Tobacco farming is brisk business in Zimbabwe.

Whilst most of Zimbabwe’s agricultural industry remains in crisis, tobacco plantations are flourishing. Zimbabwe’s rose and horticulture export business, formerly worth $87 million a year, has largely disappeared and corn, once an export crop for Zimbabwe, now needs to be imported, with 97,000 tons bought from South Africa since the beginning of May.

However the exception to this agricultural decline is tobacco.

According to the Zimbabwe Tobacco Association, in 2000 Zimbabwe produced 236 million kilograms of tobacco. During the turbulence of the farm takeovers in 2008, tobacco production plunged to 48.3 million kilograms. In 2014 it is making a strong comeback with this year’s crop of 166.7 million kilograms earning about $612 million.

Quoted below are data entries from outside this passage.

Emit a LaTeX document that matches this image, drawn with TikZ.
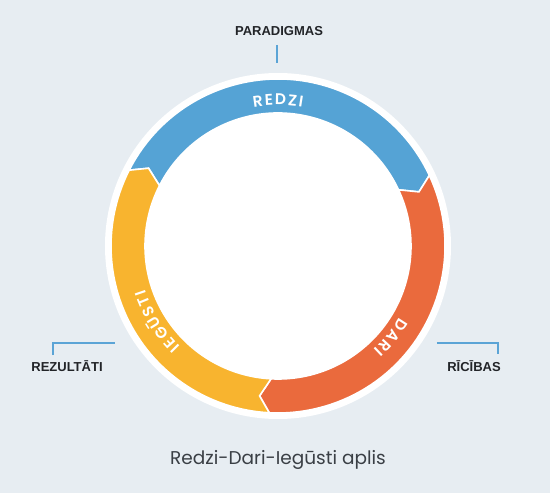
\documentclass[tikz,border=0pt]{standalone}
\usepackage{fontspec}
\setmainfont{Liberation Sans}
\newfontfamily\ringfont{Poppins}[UprightFont=* SemiBold, WordSpace=0.45]
\newfontfamily\capfont{Poppins}
\usepackage{tikz}
\usetikzlibrary{calc,decorations.text}
\definecolor{bgcol}{HTML}{E7EDF2}
\definecolor{redzicol}{HTML}{55A3D5}
\definecolor{daricol}{HTML}{EA6A3D}
\definecolor{iegusticol}{HTML}{F8B42F}
\definecolor{tickcol}{HTML}{5BA4D6}
\definecolor{labcol}{HTML}{222428}
\definecolor{capcol}{HTML}{3A3F45}
% ring radii (outer, middle, inner) and chevron depth
\def\ro{167}\def\rm{151}\def\ri{133}\def\cd{4}
\def\ringpart[#1](#2:#3){\draw[#1] (#2:\ro) arc[start angle=#2, end angle=#3, radius=\ro] -- ({#3-\cd}:\rm) -- (#3:\ri) arc[start angle=#3, end angle=#2, radius=\ri] -- ({#2-\cd}:\rm) -- cycle;}

\begin{document}
\begin{tikzpicture}[x=1pt, y=1pt,
	ringseg/.style={draw=white, line width=1.6pt, line join=miter},
	ringtxt/.style={decorate, decoration={text along path, text align=center, text color=white, text={|\ringfont\fontsize{15.5}{16}\selectfont|#1}}},
	sidelab/.style={font=\bfseries\fontsize{13}{15}\selectfont, text=labcol, inner sep=0pt},
	tickline/.style={draw=tickcol, line width=2.2pt}]
		%%%%% START %%%%%
		
		\fill[bgcol] (-278, -247) rectangle (272, 246);
		\useasboundingbox (-278, -247) rectangle (272, 246);
		
		\fill[white] (0, 0) circle (173);
		
		\ringpart[ringseg, fill=redzicol](153:25);
		\ringpart[ringseg, fill=daricol](25:-93);
		\ringpart[ringseg, fill=iegusticol](267:153);
		
		\path[ringtxt={R E D Z I}] (135:141) arc[start angle=135, end angle=45, radius=141];
		\path[ringtxt={D A R I}] (6:141) arc[start angle=6, end angle=-84, radius=141];
		\path[ringtxt={I E G Ū S T I}] (257:140) arc[start angle=257, end angle=167, radius=140];
		
		\node[sidelab] (paradigmas) at (1, 215) {PARADIGMAS};
		\coordinate (partop) at (-1, 201);
		\coordinate (parbot) at (-1, 183);
		\draw[tickline] (partop) -- (parbot);
		
		\node[sidelab] (rezultati) at (-211, -120) {REZULTĀTI};
		\coordinate (rezlow) at (-225, -109);
		\coordinate (rezend) at (-163, -97);
		\draw[tickline] (rezlow) |- (rezend);
		
		\node[sidelab] (ricibas) at (196, -120) {RĪCĪBAS};
		\coordinate (ricend) at (159, -97);
		\coordinate (riclow) at (220, -108);
		\draw[tickline] (ricend) -| (riclow);
		
		\node[font=\capfont\fontsize{18.5}{20}\selectfont, text=capcol] (caption) at (0, -214) {Redzi-Dari-Iegūsti aplis};
		
		%%%%% END %%%%%
	\end{tikzpicture}
\end{document}
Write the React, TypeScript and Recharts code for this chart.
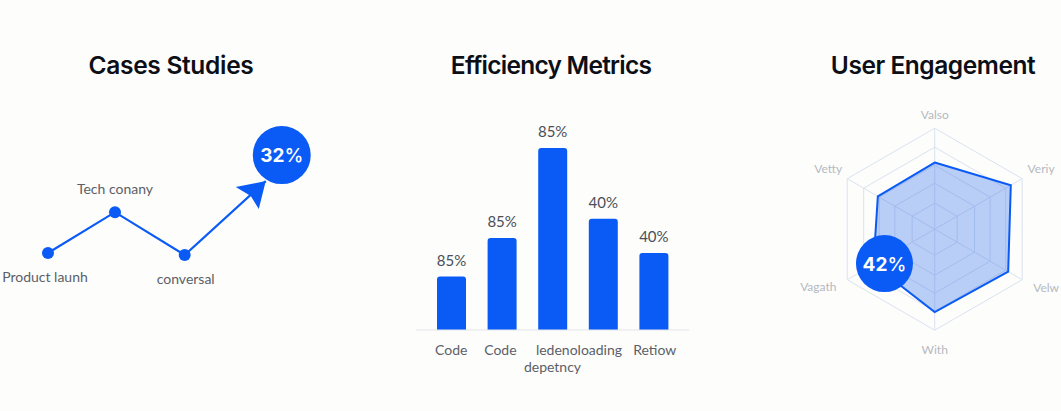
import React from "react";
import {
  BarChart, Bar, XAxis, YAxis, LabelList,
  LineChart, Line,
  RadarChart, Radar, PolarGrid, PolarAngleAxis, PolarRadiusAxis,
} from "recharts";

const BLUE = "#0a5bf5";
const FONT = "Lato, 'Open Sans', sans-serif";
const TITLE_FONT = "Inter, Roboto, sans-serif";

// Cases Studies
const caseStages = [1, 2, 3.04, 4.25];
const caseValues = [10, 22.5, 9.4, 32];
const caseLabels = ["Product launh", "Tech conany", "conversal", ""];
const caseBadge = "32";

// Efficiency Metrics
const barKeys = ["a", "b", "c", "d", "e"];
const barValues = [25, 43, 85, 52, 36];
const barLabels = ["85%", "85%", "85%", "40%", "40%"];
const barTicks = ["Code", "Code", "depetncy", "", "Retiow"];
const barTickExtra = "ledenoloading";

// User Engagement
const radarAxes = ["Valso", "Veriy", "Velw", "With", "Vagath", "Vetty"];
const radarValues = [66, 87, 84, 82, 70, 65];
const radarBadge = "42";

const lineData = caseStages.map((stage, i) => ({ stage, value: caseValues[i] }));
const barData = barValues.map((value, i) => ({ key: barKeys[i], value, label: barLabels[i] }));
const radarData = radarAxes.map((axis, i) => ({ axis, value: radarValues[i] }));

const titleStyle = (cx: number, spacing: number): React.CSSProperties => ({
  position: "absolute",
  left: cx - 150,
  width: 300,
  top: 49,
  textAlign: "center",
  fontFamily: TITLE_FONT,
  fontWeight: 600,
  fontSize: 24.5,
  lineHeight: "32px",
  letterSpacing: spacing,
  color: "#0c0f16",
});

function Badge({ x, y, r, text }: any) {
  return (
    <g>
      <circle cx={x} cy={y} r={r} fill={BLUE} />
      <text x={x} y={y + 7} textAnchor="middle" fontFamily={TITLE_FONT} fontWeight={700} fontSize={19} fill="#fff">
        {text}
        <tspan fontWeight={500}>%</tspan>
      </text>
    </g>
  );
}

function LineDot(props: any) {
  const { cx, cy, index } = props;
  if (index === caseStages.length - 1) {
    return (
      <g key={index}>
        <polygon
          points={`${cx},${cy} ${cx - 30},${cy + 6} ${cx - 15},${cy + 15} ${cx - 7},${cy + 28}`}
          fill={BLUE}
        />
        <Badge x={cx + 16} y={cy - 26} r={29} text={caseBadge} />
      </g>
    );
  }
  const dx = index === 0 ? -3 : index === 2 ? 1 : 0;
  const dy = index === 1 ? -18 : 29;
  return (
    <g key={index}>
      <circle cx={cx} cy={cy} r={6} fill={BLUE} />
      <text x={cx + dx} y={cy + dy} textAnchor="middle" fontFamily={FONT} fontSize={14} fill="#5b6067">
        {caseLabels[index]}
      </text>
    </g>
  );
}

function BarTick(props: any) {
  const { x, y, index } = props;
  const common = { fontFamily: FONT, fontSize: 14, fill: "#5b6067" };
  if (index === 2) {
    return (
      <g>
        <text x={x + 26.5} y={y + 17} textAnchor="middle" {...common}>{barTickExtra}</text>
        <text x={x} y={y + 34} textAnchor="middle" {...common}>{barTicks[2]}</text>
      </g>
    );
  }
  const nudge = index === 1 ? -1.5 : index === 4 ? 1 : 0;
  return <text x={x + nudge} y={y + 17} textAnchor="middle" {...common}>{barTicks[index]}</text>;
}

function RadarTick(props: any) {
  const { x, y, index } = props;
  const nudges = [[0, -5], [12, -6], [17, 4], [0, 12], [-22, 3], [-12, -6]];
  const [dx, dy] = nudges[index] || [0, 0];
  return (
    <text x={x + dx} y={y + dy + 4} textAnchor="middle" fontFamily={FONT} fontSize={12} fill="#b4b9c1">
      {radarAxes[index]}
    </text>
  );
}

function RadarDot(props: any) {
  const { cx, cy, index } = props;
  if (index !== 4) return <g key={index} />;
  return (
    <g key={index}>
      <Badge x={cx + 11} y={cy - 1} r={28.5} text={radarBadge} />
    </g>
  );
}

export default function App() {
  return (
    <div
      style={{
        position: "absolute",
        left: 0,
        top: 0,
        width: 1061,
        height: 411,
        overflow: "hidden",
        background: "#fdfdfc",
      }}
    >
      <div style={titleStyle(171, -0.3)}>Cases Studies</div>
      <div style={titleStyle(551, -0.75)}>Efficiency Metrics</div>
      <div style={titleStyle(933, -0.45)}>User Engagement</div>

      <div style={{ position: "absolute", left: 0, top: 100 }}>
        <LineChart width={340} height={190} data={lineData} margin={{ top: 0, right: 0, bottom: 0, left: 0 }}>
          <XAxis type="number" dataKey="stage" domain={[0.284, 5.358]} hide />
          <YAxis type="number" domain={[-1.3, 56.8]} hide />
          <Line
            dataKey="value"
            stroke={BLUE}
            strokeWidth={2.2}
            isAnimationActive={false}
            dot={(p: any) => <LineDot {...p} />}
            activeDot={false}
          />
        </LineChart>
      </div>

      <div style={{ position: "absolute", left: 416, top: 110 }}>
        <BarChart width={273} height={270} data={barData} margin={{ top: 6, right: 0, bottom: 0, left: 0 }} barSize={29}>
          <XAxis
            dataKey="key"
            axisLine={{ stroke: "#e3e5e9", strokeWidth: 1 }}
            tickLine={false}
            interval={0}
            padding={{ left: 10, right: 10 }}
            height={50}
            tick={(p: any) => <BarTick {...p} />}
          />
          <YAxis domain={[0, 100]} hide />
          <Bar dataKey="value" fill={BLUE} radius={[3, 3, 0, 0]} isAnimationActive={false}>
            <LabelList
              dataKey="label"
              position="top"
              offset={11}
              style={{ fontFamily: FONT, fontSize: 15, fill: "#4a4f57" }}
            />
          </Bar>
        </BarChart>
      </div>

      <div style={{ position: "absolute", left: 795, top: 90 }}>
        <RadarChart
          width={280}
          height={280}
          data={radarData}
          cx={139.7}
          cy={139.2}
          outerRadius={101}
          margin={{ top: 0, right: 0, bottom: 0, left: 0 }}
        >
          <PolarGrid gridType="polygon" stroke="#dbe2ef" strokeWidth={1} polarRadius={[26, 46, 64, 82, 101]} />
          <PolarRadiusAxis domain={[0, 100]} tickCount={6} tick={false} axisLine={false} />
          <PolarAngleAxis dataKey="axis" tick={(p: any) => <RadarTick {...p} />} tickLine={false} />
          <Radar
            dataKey="value"
            stroke={BLUE}
            strokeWidth={2}
            fill="#3f7bec"
            fillOpacity={0.36}
            isAnimationActive={false}
            dot={(p: any) => <RadarDot {...p} />}
          />
        </RadarChart>
      </div>
    </div>
  );
}
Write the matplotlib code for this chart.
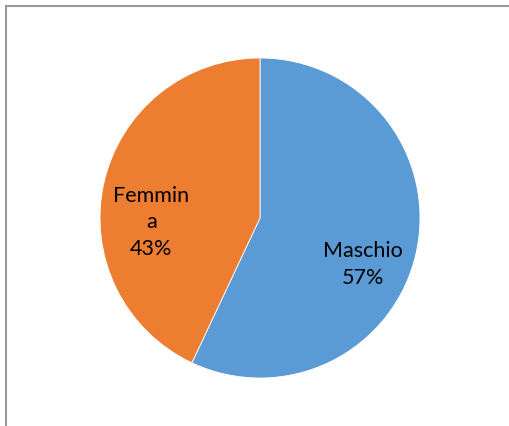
import matplotlib.pyplot as plt
from matplotlib.lines import Line2D

plt.rcParams['font.family'] = ['Lato', 'DejaVu Sans']

categorie = ['Maschio', 'Femmina']
valori = [57, 43]
colori = ['#5B9BD5', '#ED7D31']
etichette = ['Maschio\n57%', 'Femmin\na\n43%']

fig = plt.figure(figsize=(5.1, 4.27), dpi=100)
ax = fig.add_axes([100 / 510, 48 / 427, 320 / 510, 320 / 427])

ax.pie(valori, colors=colori, startangle=90, counterclock=False,
       wedgeprops=dict(edgecolor='white', linewidth=0.6))
ax.set_xlim(-1, 1)
ax.set_ylim(-1, 1)
ax.set_aspect('equal')

# posizioni delle etichette (dati)
ax.text(0.645, -0.285, etichette[0], ha='center', va='center', fontsize=15.5,
        linespacing=1.4, color='black')
ax.text(-0.68, -0.02, etichette[1], ha='center', va='center', fontsize=15.5,
        linespacing=1.4, color='black')

# cornice del grafico
fig.add_artist(Line2D([6.5 / 510, 6.5 / 510], [0, 1 - 6.5 / 427],
                      transform=fig.transFigure, color='#9a9a9a', lw=1.5))
fig.add_artist(Line2D([6.5 / 510, 1], [1 - 6.5 / 427, 1 - 6.5 / 427],
                      transform=fig.transFigure, color='#9a9a9a', lw=1.5))

plt.savefig('out.png', dpi=100)
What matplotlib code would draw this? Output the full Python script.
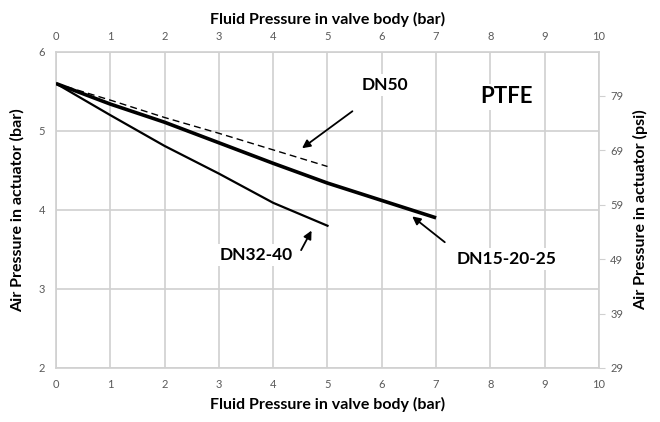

The recovery of the tobacco industry has provided a boon for the new growers of this crop; mostly black, newly resettled farmers who have stepped into an industry that was once the preserve of the country’s 4,500 white commercial farmers.

According to the government’s Tobacco Industry Marketing Board, 65% of this crop was grown by 110,000 small-scale farmers, of which 39.5% are women. Women in Zimbabwe are fast becoming tobacco tycoons, holding their heads high in the midst of male tobacco farmers, who traditionally dominated this field.

With regard to the crop itself, Chinese buyers acquired $197 million worth of tobacco while Belgium bought $102 million.